Теперь я думаю, не был ли Иона ближе к истине, чем я думал тогда. Я гляжу на лица соседей, и мне начинает казаться, что мы, собравшиеся здесь, понимаем в своем деле не больше, чем колдуны в медицине. Наше племя вымирает, а мы пляшем в дыму, изгоняя злых духов.
Какова настоящая цель? Никто здесь даже не задается этим фундаментальным вопросом. Пич твердит о возможностях снижения издержек, о росте продуктивности и т. д. Хилтон Смит поет аллилуйя словам Пича. Хоть кто-нибудь понимает, что мы делаем?
В десять часов Пич объявляет перерыв. Все, кроме меня, выходят в туалет или в буфет. Я остаюсь сидеть на месте. Какого черта я здесь делаю? Какой смысл для меня — для всех нас — сидеть в этой комнате? Неужели это совещание (которое для большинства присутствующих займет полный рабочий день) сделает мой завод более конкурентоспособным, спасет мое рабочее место, поможет кому-нибудь сделать нечто полезное для кого-то?
Не представляю как. Ведь я даже не знаю, в чем заключается смысл продуктивности. Так чем же все это может быть, как не пустой тратой времени? С этой мыслью я начинаю запихивать обратно в кейс свои бумаги. После этого я встаю и ухожу.
Сначала мне везет. Я дохожу до лифта никем не замеченный. Но пока я жду лифта, рядом оказывается Хилтон Смит.
— Вы что, собираетесь покинуть нас, Эл? — спрашивает он.
В первую секунду мне хочется проигнорировать вопрос. Но потом я понимаю, что Смит может нарочно сказать что-то Пичу.
— Приходится, — отвечаю я. — Ситуация требует моего присутствия на заводе.
— Что, аврал?
— Можно сказать и так.
Дверь лифта открывается. Я захожу в кабину. Смит одаривает меня насмешливым взглядом и уходит. Дверь закрывается.
Мне приходит в голову, что Пич может уволить меня за это. Но в моем нынешнем состоянии духа увольнение представляется мне лишь досрочным избавлением от трех месяцев тревог и мучений.
Я выезжаю из гаража, но не еду прямо на завод, а решаю немного покататься по окрестностям. Я бездумно веду машину по какой-нибудь одной дороге, а когда надоедает, сворачиваю на другую. Так проходит два часа. Мне все равно, где я, — лишь бы быть подальше от всех этих проблем.
О делах я стараюсь не думать. День выдался прекрасный. Солнышко светит. Тепло. Небо чистое, голубое, хотя весна еще не полностью вступила в свои права и зелени пока нет. В такой день приятно прогулять школу.
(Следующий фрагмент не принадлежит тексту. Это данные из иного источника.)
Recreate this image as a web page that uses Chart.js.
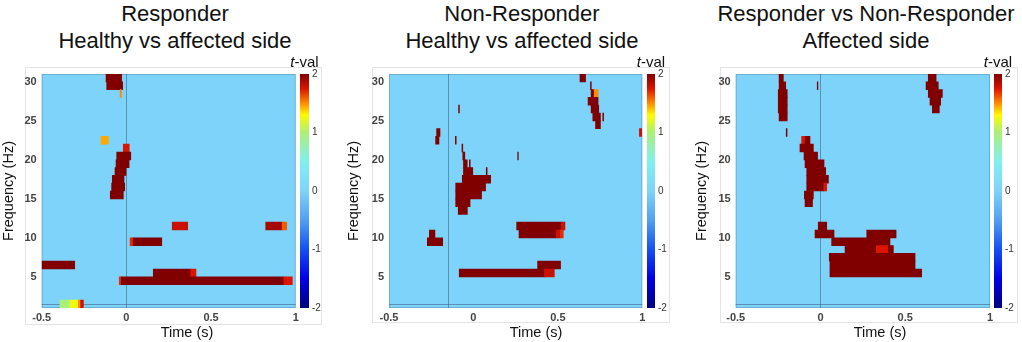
<!DOCTYPE html>
<html>
<head>
<meta charset="utf-8">
<script src="https://cdn.jsdelivr.net/npm/chart.js@4"></script>
<style>
  body { margin: 0; background: #fff; }
  #wrap { position: relative; width: 1022px; height: 342px; overflow: hidden; font-family: "Liberation Sans", Arial, sans-serif; color: #111; }
  canvas, .txt, .frame { position: absolute; }
  .frame { border: 1px solid #e4e4e4; box-sizing: border-box; }
  .title { font-size: 22px; line-height: 27px; text-align: center; width: 360px; }
  .xtitle { font-size: 14.5px; line-height: 18px; text-align: center; width: 120px; }
  .tval { font-size: 15px; line-height: 17px; text-align: center; width: 50px; }
</style>
</head>
<body>
<div id="wrap"></div>
<script>
// axis ticks
const TIME_TICKS = [-0.5, 0, 0.5, 1];
const FREQ_TICKS = [5, 10, 15, 20, 25, 30];
const TVAL_TICKS = [-2, -1, 0, 1, 2];

const panelTitles = [
  ['Responder', 'Healthy vs affected side'],
  ['Non-Responder', 'Healthy vs affected side'],
  ['Responder vs Non-Responder', 'Affected side']
];
const timeMarkers = [0, -0.15, 0];
const lowFreqLine = 1.45;

// significant cells: [freq bin start (Hz), time start (s), time end (s), t-value]
const responderCells = [
  [30, -0.12, -0.028, 2], [29, -0.116, -0.022, 2], [28, -0.037, -0.029, 1.5],
  [22, -0.149, -0.107, 1.45],
  [21, -0.018, 0.017, 1.75], [20, -0.057, 0.026, 2], [19, -0.061, 0.016, 2],
  [18, -0.067, -0.002, 2], [17, -0.083, -0.014, 2], [16, -0.087, -0.010, 2],
  [15, -0.095, -0.018, 2],
  [11, 0.271, 0.362, 1.8], [11, 0.823, 0.92, 1.9], [11, 0.92, 0.947, 1.6],
  [9, 0.022, 0.04, 1.7], [9, 0.04, 0.209, 2],
  [6, -0.5, -0.305, 2],
  [5, 0.159, 0.38, 2], [5, 0.38, 0.411, 1.75],
  [4, -0.042, -0.03, 1.7], [4, -0.03, 0.93, 2], [4, 0.93, 0.98, 1.75],
  [1, -0.392, -0.333, 1.0], [1, -0.333, -0.284, 1.25], [1, -0.284, -0.27, 1.5], [1, -0.27, -0.254, 1.8]
];
const nonResponderCells = [
  [30, 0.631, 0.664, 2], [29, 0.693, 0.698, 2],
  [28, 0.697, 0.715, 2], [28, 0.715, 0.738, 1.5],
  [27, 0.679, 0.738, 2], [26, 0.697, 0.742, 2],
  [25, 0.707, 0.752, 2], [25, 0.766, 0.771, 2], [24, 0.723, 0.752, 2],
  [26, -0.088, -0.083, 2], [23, 0.983, 0.996, 1.8],
  [23, -0.218, -0.198, 2], [22, -0.224, -0.204, 2],
  [22, -0.107, -0.102, 2], [21, -0.068, -0.063, 2], [20, 0.262, 0.266, 2],
  [20, -0.063, -0.051, 2], [19, -0.059, -0.037, 2], [19, -0.024, -0.019, 2],
  [18, -0.059, -0.004, 2], [18, 0.076, 0.081, 2],
  [17, -0.066, 0.102, 2], [16, -0.105, 0.072, 2], [15, -0.105, 0.048, 2],
  [14, -0.105, -0.020, 2], [13, -0.090, -0.036, 2],
  [10, -0.261, -0.228, 2], [9, -0.273, -0.182, 2],
  [11, 0.256, 0.52, 2], [11, 0.52, 0.542, 1.8],
  [10, 0.270, 0.49, 2], [10, 0.49, 0.515, 1.8], [10, 0.515, 0.532, 1.7],
  [6, 0.380, 0.516, 2],
  [5, -0.084, 0.42, 2], [5, 0.42, 0.479, 1.8]
];
const comparisonCells = [
  [30, -0.244, -0.219, 2], [29, -0.244, -0.205, 2], [28, -0.249, -0.196, 2],
  [27, -0.249, -0.196, 2], [26, -0.249, -0.196, 2], [25, -0.244, -0.196, 2],
  [23, -0.202, -0.197, 2], [29, -0.019, -0.015, 2],
  [22, -0.111, -0.09, 1.75], [22, -0.09, -0.062, 2],
  [21, -0.121, -0.042, 2], [20, -0.097, -0.017, 2], [19, -0.091, 0.021, 2],
  [18, -0.081, 0.031, 2], [17, -0.081, 0.047, 2],
  [16, -0.081, 0.02, 2], [16, 0.02, 0.037, 1.75],
  [15, -0.095, -0.042, 2], [14, -0.091, -0.047, 2],
  [30, 0.636, 0.682, 2], [29, 0.623, 0.695, 2], [28, 0.636, 0.719, 2],
  [27, 0.646, 0.709, 2], [26, 0.660, 0.701, 2],
  [11, -0.013, 0.037, 2],
  [10, -0.032, 0.080, 2], [10, 0.273, 0.446, 2],
  [9, 0.066, 0.410, 2],
  [8, 0.145, 0.33, 2], [8, 0.33, 0.40, 1.75], [8, 0.40, 0.43, 2],
  [7, 0.052, 0.558, 2], [6, 0.056, 0.558, 2], [5, 0.056, 0.597, 2]
];
const panelCells = [responderCells, nonResponderCells, comparisonCells];

// colour map for t-values (-2..2)
const cmapStops = [
  [-2, [0, 0, 128]], [-1.5, [0, 0, 230]], [-1, [20, 80, 240]], [-0.5, [80, 160, 240]],
  [0, [126, 211, 250]], [0.5, [128, 240, 240]], [1, [170, 240, 120]], [1.3, [255, 250, 0]],
  [1.5, [255, 140, 0]], [1.75, [220, 20, 0]], [2, [128, 0, 0]]
];
function tvalColor(v) {
  v = Math.max(-2, Math.min(2, v));
  for (let i = 1; i < cmapStops.length; i++) {
    const [v1, c1] = cmapStops[i];
    const [v0, c0] = cmapStops[i - 1];
    if (v <= v1) {
      const f = (v - v0) / (v1 - v0);
      const c = c0.map((a, k) => Math.round(a + (c1[k] - a) * f));
      return `rgb(${c[0]},${c[1]},${c[2]})`;
    }
  }
  return 'rgb(128,0,0)';
}

// page layout (px)
const layout = [
  { ox: 0, plotLeft: 41.7, plotRight: 295.7, yTitlePad: 0.5, titleCx: 175, xTitleCx: 187, cbLeft: 300, cbRight: 309, frame: [25, 67, 322, 325] },
  { ox: 340, plotLeft: 49, plotRight: 302.3, yTitlePad: 5.5, titleCx: 522, xTitleCx: 536, cbLeft: 647, cbRight: 655, frame: [372, 67, 670, 323] },
  { ox: 680, plotLeft: 55.7, plotRight: 310, yTitlePad: 13.5, titleCx: 866, xTitleCx: 880, cbLeft: 994, cbRight: 1002, frame: [720, 67, 1018, 323] }
];

Chart.defaults.font.family = '"Liberation Sans", Arial, sans-serif';

const heatBackground = {
  id: 'heatBackground',
  beforeDatasetsDraw(chart, args, opts) {
    const { ctx, chartArea: a, scales: { x, y } } = chart;
    ctx.save();
    ctx.fillStyle = tvalColor(0);
    ctx.fillRect(a.left, a.top, a.width, a.height);
    ctx.strokeStyle = 'rgba(60,90,120,0.55)';
    ctx.lineWidth = 1;
    const px = Math.round(x.getPixelForValue(opts.marker)) + 0.5;
    const py = Math.round(y.getPixelForValue(lowFreqLine)) + 0.5;
    ctx.beginPath();
    ctx.moveTo(px, a.top); ctx.lineTo(px, a.bottom);
    ctx.moveTo(a.left, py); ctx.lineTo(a.right, py);
    ctx.stroke();
    ctx.strokeStyle = 'rgba(60,90,120,0.3)';
    ctx.strokeRect(a.left + 0.5, a.top + 0.5, a.width - 1, a.height - 1);
    ctx.restore();
  }
};

const wrap = document.getElementById('wrap');
function addEl(tag, cls, style, html) {
  const el = document.createElement(tag);
  if (cls) el.className = cls;
  Object.assign(el.style, style);
  if (html !== undefined) el.innerHTML = html;
  wrap.appendChild(el);
  return el;
}

layout.forEach((L, i) => {
  const [fl, ft, fr, fb] = L.frame;
  addEl('div', 'frame', { left: fl + 'px', top: ft + 'px', width: (fr - fl) + 'px', height: (fb - ft) + 'px' });
  addEl('div', 'txt title', { left: (L.titleCx - 180) + 'px', top: '0px' }, panelTitles[i].join('<br>'));

  const cv = addEl('canvas', '', { left: L.ox + 'px', top: '0px' });
  cv.width = 340; cv.height = 342;
  new Chart(cv, {
    type: 'bar',
    data: {
      datasets: [{
        data: panelCells[i].map(c => ({ y: c[0] + 0.5, x: [c[1], c[2]], v: c[3] })),
        backgroundColor: ctx => tvalColor(ctx.raw ? ctx.raw.v : 0),
        borderWidth: 0,
        barPercentage: 1,
        categoryPercentage: 1,
        grouped: false
      }]
    },
    options: {
      indexAxis: 'y',
      responsive: false,
      animation: false,
      events: [],
      layout: { padding: { top: 74, right: 340 - L.plotRight, left: 0, bottom: 0 } },
      plugins: { legend: { display: false }, tooltip: { enabled: false }, heatBackground: { marker: timeMarkers[i] } },
      scales: {
        x: {
          type: 'linear', min: -0.5, max: 1,
          afterBuildTicks: s => { s.ticks = TIME_TICKS.map(v => ({ value: v })); },
          afterFit: s => { s.height = 34; },
          grid: { display: false, drawTicks: false }, border: { display: false },
          ticks: { padding: 3, autoSkip: false, maxRotation: 0, color: '#444', font: { size: 11, weight: 'bold' }, callback: v => String(v) }
        },
        y: {
          type: 'linear', min: 1, max: 31, offset: false,
          afterBuildTicks: s => { s.ticks = FREQ_TICKS.map(v => ({ value: v })); },
          afterFit: s => { s.width = L.plotLeft; },
          grid: { display: false, drawTicks: false }, border: { display: false },
          ticks: { padding: 5, color: '#444', font: { size: 11, weight: 'bold' }, callback: v => String(v) },
          title: { display: true, text: 'Frequency (Hz)', color: '#111', font: { size: 14.5 }, padding: { top: L.yTitlePad, bottom: 0 } }
        }
      }
    },
    plugins: [heatBackground]
  });

  addEl('div', 'txt xtitle', { left: (L.xTitleCx - 60) + 'px', top: '322.7px' }, 'Time (s)');

  // colour bar
  const cbW = L.cbRight - L.cbLeft;
  addEl('div', 'txt tval', { left: (L.cbLeft + cbW / 2 - 25) + 'px', top: '53px' }, '<i>t</i>-val');
  const cb = addEl('canvas', '', { left: L.cbLeft + 'px', top: '64px' });
  cb.width = cbW + 20; cb.height = 254;
  new Chart(cb, {
    type: 'bar',
    data: {
      labels: [''],
      datasets: [{
        data: [[TVAL_TICKS[0], TVAL_TICKS[TVAL_TICKS.length - 1]]],
        backgroundColor: ctx => {
          const a = ctx.chart.chartArea;
          if (!a) return tvalColor(0);
          const g = ctx.chart.ctx.createLinearGradient(0, a.bottom, 0, a.top);
          cmapStops.forEach(([v, c]) => g.addColorStop((v + 2) / 4, `rgb(${c[0]},${c[1]},${c[2]})`));
          return g;
        },
        borderWidth: 0, barPercentage: 1, categoryPercentage: 1
      }]
    },
    options: {
      responsive: false, animation: false, events: [],
      layout: { padding: { top: 10, bottom: 10, left: 0, right: 0 } },
      plugins: { legend: { display: false }, tooltip: { enabled: false } },
      scales: {
        x: { display: false },
        y: {
          position: 'right', min: -2, max: 2,
          afterBuildTicks: s => { s.ticks = TVAL_TICKS.map(v => ({ value: v })); },
          afterFit: s => { s.width = 20; },
          grid: { display: false, drawTicks: false }, border: { display: false },
          ticks: { padding: 3, color: '#333', font: { size: 10 }, callback: v => String(v) }
        }
      }
    }
  });
});
</script>
</body>
</html>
Не доехав до ворот завода, я машинально смотрю на часы и вижу, что уже второй час пополудни. Я сбавляю скорость, собираясь повернуть в ворота, когда — не знаю, как правильно выразиться, — у меня возникает ощущение, что еще не время. Я смотрю на завод и, нажав на педаль газа, проезжаю мимо. Я голоден, надо перекусить.
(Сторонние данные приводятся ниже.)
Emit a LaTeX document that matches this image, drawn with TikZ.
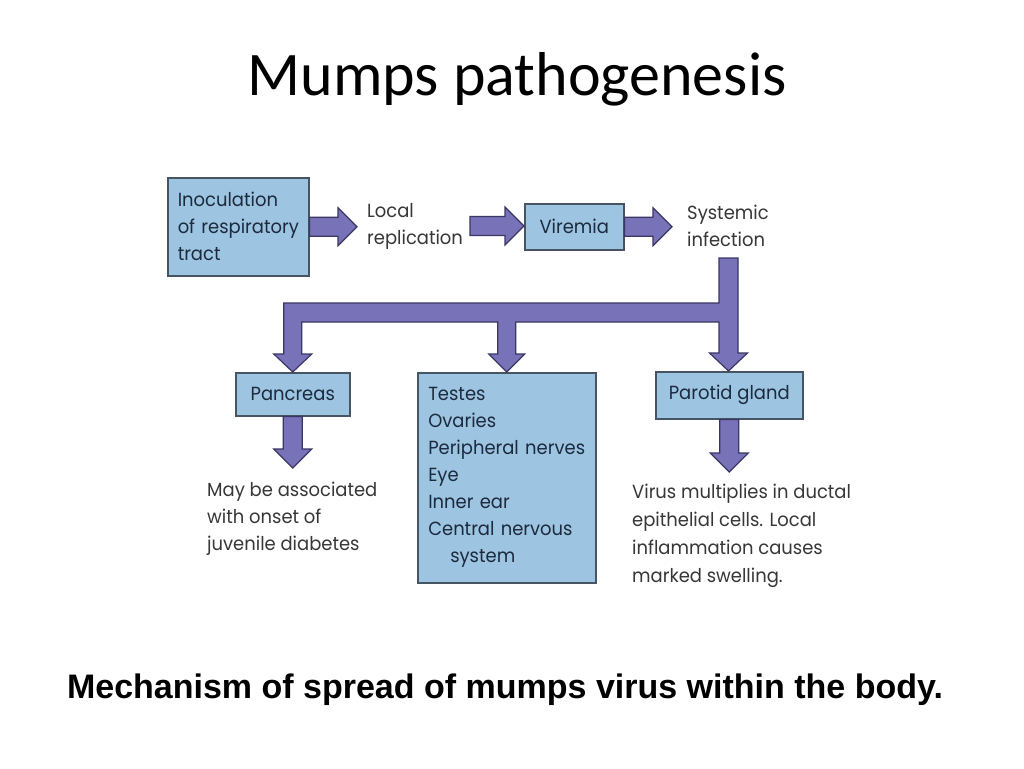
\documentclass[tikz,border=0pt]{standalone}
\usepackage{fontspec}
\setmainfont{Carlito}
\newfontfamily\fut[FakeStretch=0.945]{Poppins}
\newfontfamily\capfont{Liberation Sans}
\usetikzlibrary{calc}
\definecolor{boxfill}{RGB}{157,196,224}
\definecolor{boxline}{RGB}{70,84,100}
\definecolor{arrfill}{RGB}{120,114,184}
\definecolor{arrline}{RGB}{58,55,100}
\definecolor{boxtext}{RGB}{28,42,62}
\definecolor{freetext}{RGB}{55,55,55}
\newcommand\fatright[2]{%
  \draw[fat] let \p1=(#1), \p2=(#2) in
    (\x1,\y1+9.5pt) -- (\x2-19pt,\y1+9.5pt) -- (\x2-19pt,\y1+19pt) -- (\x2,\y1)
    -- (\x2-19pt,\y1-19pt) -- (\x2-19pt,\y1-9.5pt) -- (\x1,\y1-9.5pt) -- cycle;}
\newcommand\fatdown[2]{%
  \draw[fat] let \p1=(#1), \p2=(#2) in
    (\x1-9.5pt,\y1) -- (\x1-9.5pt,\y2+19pt) -- (\x1-19pt,\y2+19pt) -- (\x1,\y2)
    -- (\x1+19pt,\y2+19pt) -- (\x1+9.5pt,\y2+19pt) -- (\x1+9.5pt,\y1) -- cycle;}
\begin{document}
\begin{tikzpicture}[x=1pt,y=-1pt,
  box/.style={draw=boxline, line width=1.5pt, fill=boxfill, text=boxtext,
    font=\fut\fontsize{19}{27}\selectfont, inner sep=0pt, anchor=north west},
  free/.style={text=freetext, font=\fut\fontsize{19}{27}\selectfont,
    align=left, inner sep=0pt, anchor=west},
  fat/.style={draw=arrline, line width=1.2pt, fill=arrfill, line join=miter}]
\useasboundingbox (0,0) rectangle (1024,768);
\fill[white] (0,0) rectangle (1024,768);

\node[font=\fontsize{62}{70}\selectfont, anchor=base] (title) at (517,95) {Mumps pathogenesis};

\node[box, minimum width=141pt, minimum height=98pt, text width=121pt, align=left] (inoc) at (167,177)
  {Inoculation\\\mbox{of respiratory}\\tract};
\node[free] (local) at (367,226) {Local\\replication};
\node[box, minimum width=99pt, minimum height=46pt, align=center] (viremia) at (524,203) {Viremia};
\node[free] (systemic) at (687,226) {Systemic\\infection};

\node[box, minimum width=114pt, minimum height=43pt, align=center] (pancreas) at (235,372) {Pancreas};
\node[box, minimum width=178pt, minimum height=210pt, text width=157pt, align=left] (organs) at (417,372)
  {Testes\\Ovaries\\Peripheral nerves\\Eye\\Inner ear\\Central nervous\\\hspace*{22pt}system};
\node[box, minimum width=147pt, minimum height=47pt, align=center] (parotid) at (655,371) {Parotid gland};

\node[free, font=\fut\fontsize{19}{27}\selectfont] (diab) at (207,519)
  {May be associated\\with onset of\\juvenile diabetes};
\node[free, font=\fut\fontsize{19}{28}\selectfont] (swell) at (632,536)
  {Virus multiplies in ductal\\epithelial cells. Local\\inflammation causes\\marked swelling.};

\node[font=\capfont\bfseries\fontsize{34}{40}\selectfont, anchor=base] (caption) at (505,698)
  {Mechanism of spread of mumps virus within the body.};

% connectors
\coordinate (t1) at (357,226);
\coordinate (s2) at (470,226);
\coordinate (t3) at (672,226);
\coordinate (s4) at (728.5,258);
\coordinate (br) at (728.5,312.5);
\coordinate (t5) at (292,468);
\coordinate (t6) at (728.5,472);

\fatright{inoc.east}{t1}
\fatright{s2}{viremia.west}
\fatright{viremia.east}{t3}
\fatdown{pancreas.south}{t5}
\fatdown{parotid.south}{t6}

\draw[fat] let \p1=(s4), \p2=(pancreas.north), \p3=(organs.north), \p4=(parotid.north), \p5=(br) in
  (\x1+9.5pt,\y1) -- (\x1+9.5pt,\y4+18pt) -- (\x1+19pt,\y4+18pt) -- (\x1,\y4) -- (\x1-19pt,\y4+18pt)
  -- (\x1-9.5pt,\y4+18pt) -- (\x1-9.5pt,\y5-9.5pt)
  -- (\x3+9pt,\y5-9.5pt) -- (\x3+9pt,\y3+18pt) -- (\x3+18pt,\y3+18pt) -- (\x3,\y3)
  -- (\x3-18pt,\y3+18pt) -- (\x3-9pt,\y3+18pt) -- (\x3-9pt,\y5-9.5pt)
  -- (\x2+9pt,\y5-9.5pt) -- (\x2+9pt,\y2+18pt) -- (\x2+19pt,\y2+18pt) -- (\x2,\y2)
  -- (\x2-19pt,\y2+18pt) -- (\x2-9pt,\y2+18pt) -- (\x2-9pt,\y5+9.5pt)
  -- (\x1-9.5pt,\y5+9.5pt) -- (\x1-9.5pt,\y1) -- cycle;
\end{tikzpicture}
\end{document}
Но истинная причина заключается в том, что я пока не хочу, чтобы меня увидели. Мне надо подумать, а если я сейчас вернусь в офис, подумать мне не дадут.
Примерно в миле от завода есть небольшая пиццерия. Я вижу, что она открыта, и останавливаюсь. Я консерватор и заказываю среднего размера пиццу с двойным сыром, пепперони, колбасой, грибами, сладким перцем, жгучим перцем, маслинами, луком плюс чуть-чуть анчоусов. В ожидании пиццы я не могу устоять перед лакомствами, которыми обвешана касса, и прошу у хозяина-сицилийца несколько пакетиков орешков к пиву, чипсов и сухариков. Психологическая травма разожгла во мне аппетит.
Но есть одна проблема. Орешки к пиву газировкой не запивают. Нужно пиво. И догадайтесь, что я вижу в холодильнике? Разумеется, в рабочее время я не пью… но эти холодные баночки так заманчиво искрятся…
Черт с ним!
Я беру шесть банок «Будвайзера».
Четырнадцать долларов шестьдесят два цента, и я выхожу.